[START OF SOURCE DATA]
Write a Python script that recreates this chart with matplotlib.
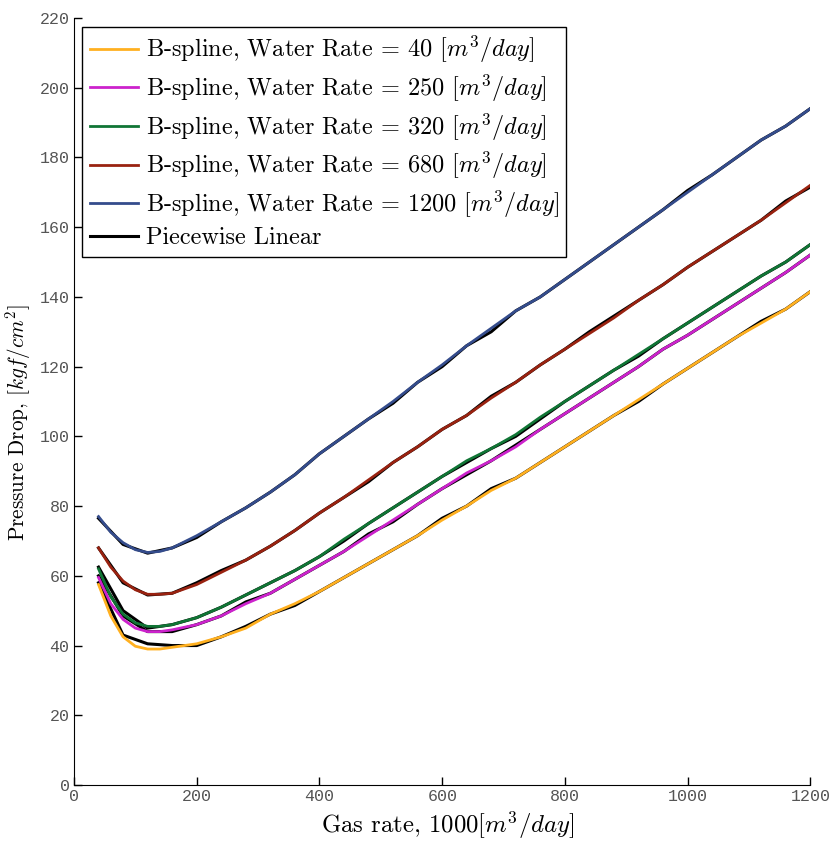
import matplotlib
matplotlib.use("Agg")
import matplotlib.pyplot as plt

plt.rcParams['mathtext.fontset'] = 'cm'
plt.rcParams['font.family'] = ['cmr10', 'DejaVu Serif']
plt.rcParams['axes.formatter.use_mathtext'] = True

gas = [40, 80, 120, 160, 200, 240, 280, 320, 360, 400, 440, 480, 520, 560, 600,
       640, 680, 720, 760, 800, 840, 880, 920, 960, 1000, 1040, 1080, 1120, 1160, 1200]
gas_s = [40, 60, 80, 100, 120, 140, 160, 200, 240, 280, 320, 360, 400, 440, 480, 520, 560, 600,
         640, 680, 720, 760, 800, 840, 880, 920, 960, 1000, 1040, 1080, 1120, 1160, 1200]

spline_40 = [57.5, 48.5, 42.5, 39.8, 39, 39, 39.5, 40.5, 42.5, 45, 49, 52, 55.5, 59.5, 63.5, 67.5, 71.5, 76,
             80, 84.5, 88, 92.5, 97, 101.5, 106, 110.5, 115, 119.5, 124, 128.5, 132.5, 136.5, 141.5]
spline_250 = [59.5, 52, 47.5, 45, 44, 44, 44.5, 46, 48.5, 52, 55, 59, 63, 67, 71.5, 76, 80.5, 85,
              89.5, 93, 97, 102, 106.5, 111, 115.5, 120, 125, 129, 133.5, 138, 142.5, 147, 152]
spline_320 = [62, 54, 49, 46.5, 45.5, 45.5, 46, 48, 51, 54.5, 58, 61.5, 65.5, 70.5, 75, 79.5, 84, 88.5,
              93, 96.5, 100.5, 105.5, 110, 114.5, 119, 123.5, 128, 132.5, 137, 141.5, 146, 150, 155]
spline_680 = [68, 62.5, 58.5, 56, 54.7, 54.7, 55, 57.5, 61, 64.5, 68.5, 73, 78, 82.5, 87.5, 92.5, 97, 102,
              106, 111, 115.5, 120.5, 125, 129.5, 134, 139, 143.5, 148.5, 153, 157.5, 162, 167, 172]
spline_1200 = [77, 72.5, 69.5, 67.5, 66.7, 67, 68, 71.5, 75.5, 79.5, 84, 89, 95, 100, 105, 110, 115.5, 120.5,
               126, 131, 136, 140, 145, 150, 155, 160, 165, 170, 175, 180, 185, 189, 194]

pw_40 = [58, 43, 40.5, 40, 40, 42.5, 45.5, 49, 51.5, 55.5, 59.5, 63.5, 67.5, 71.5, 76.5,
         80, 85, 88, 92.5, 97, 101.5, 106, 110, 115, 119.5, 124, 128.5, 133, 136.5, 141.5]
pw_250 = [60, 48.5, 44, 44, 46, 48.5, 52.5, 55, 59, 63, 67, 72, 75.5, 80.5, 85,
          89, 93, 97.5, 102, 106.5, 111, 115.5, 120, 125, 129, 133.5, 138, 142.5, 147, 152]
pw_320 = [62.5, 50, 45, 46, 48, 51, 54.5, 58, 61.5, 65.5, 70, 75, 79.5, 84, 88.5,
          92.5, 96.5, 100, 105, 110, 114.5, 119, 123, 128, 132.5, 137, 141.5, 146, 150, 155]
pw_680 = [68, 58, 54.5, 55, 58, 61.5, 64.5, 68.5, 73, 78, 82.5, 87, 92.5, 97, 102,
          106, 111.5, 115.5, 120.5, 125, 130, 134.5, 139, 143.5, 148.5, 153, 157.5, 162, 167.5, 171.5]
pw_1200 = [76.5, 69, 66.5, 68, 71, 75.5, 79.5, 84, 89, 95, 100, 105, 109.5, 115.5, 120,
           126, 130, 136, 140, 145, 150, 155, 160, 165, 170.5, 175, 180, 185, 189, 194]

labels = ['B-spline, Water Rate = 40 $[m^3/day]$',
          'B-spline, Water Rate = 250 $[m^3/day]$',
          'B-spline, Water Rate = 320 $[m^3/day]$',
          'B-spline, Water Rate = 680 $[m^3/day]$',
          'B-spline, Water Rate = 1200 $[m^3/day]$']
colors = ['#FFB020', '#CC22CC', '#107535', '#992210', '#344C8C']

splines = [spline_40, spline_250, spline_320, spline_680, spline_1200]
pws = [pw_40, pw_250, pw_320, pw_680, pw_1200]

fig = plt.figure(figsize=(8.37, 8.42), dpi=100)
ax = fig.add_axes([0.0884, 0.0677, 0.8796, 0.9109])

handles = []
for pw in pws:
    hb, = ax.plot(gas, pw, color='black', lw=2.2, zorder=2)
for s, c, lab in zip(splines, colors, labels):
    h, = ax.plot(gas_s, s, color=c, lw=2.0, zorder=3, label=lab)
    handles.append(h)
hb.set_label('Piecewise Linear')
handles.append(hb)

ax.set_xlim(0, 1200)
ax.set_ylim(0, 220)
ax.set_xticks(range(0, 1201, 200))
ax.set_yticks(range(0, 221, 20))
ax.spines['top'].set_visible(False)
ax.spines['right'].set_visible(False)
ax.tick_params(direction='in', length=6, width=1, labelsize=12, labelcolor='#555555', pad=3)
for lab in ax.get_xticklabels() + ax.get_yticklabels():
    lab.set_family('Liberation Mono')

ax.set_xlabel('Gas rate, 1000$[m^3/day]$', fontsize=17.8)
ax.xaxis.set_label_coords(0.508, -0.032)
ax.set_ylabel('Pressure Drop, $[kgf/cm^2]$', fontsize=15.3)
ax.yaxis.set_label_coords(-0.055, 0.473)

leg = ax.legend(handles=handles, loc='upper left', fontsize=17.5, frameon=True, fancybox=False,
                edgecolor='black', framealpha=1, handlelength=2.0, handletextpad=0.3,
                labelspacing=0.3, borderpad=0.3, borderaxespad=0.35)
leg.get_frame().set_linewidth(1.0)

fig.savefig('out.png', dpi=100)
[END OF SOURCE DATA]
» SET PROBLEM:
Show all lines from the data above in which the word "matplotlib" appears.

» EXERCISE OUTPUT:
Write a Python script that recreates this chart with matplotlib.
import matplotlib
matplotlib.use("Agg")
import matplotlib.pyplot as plt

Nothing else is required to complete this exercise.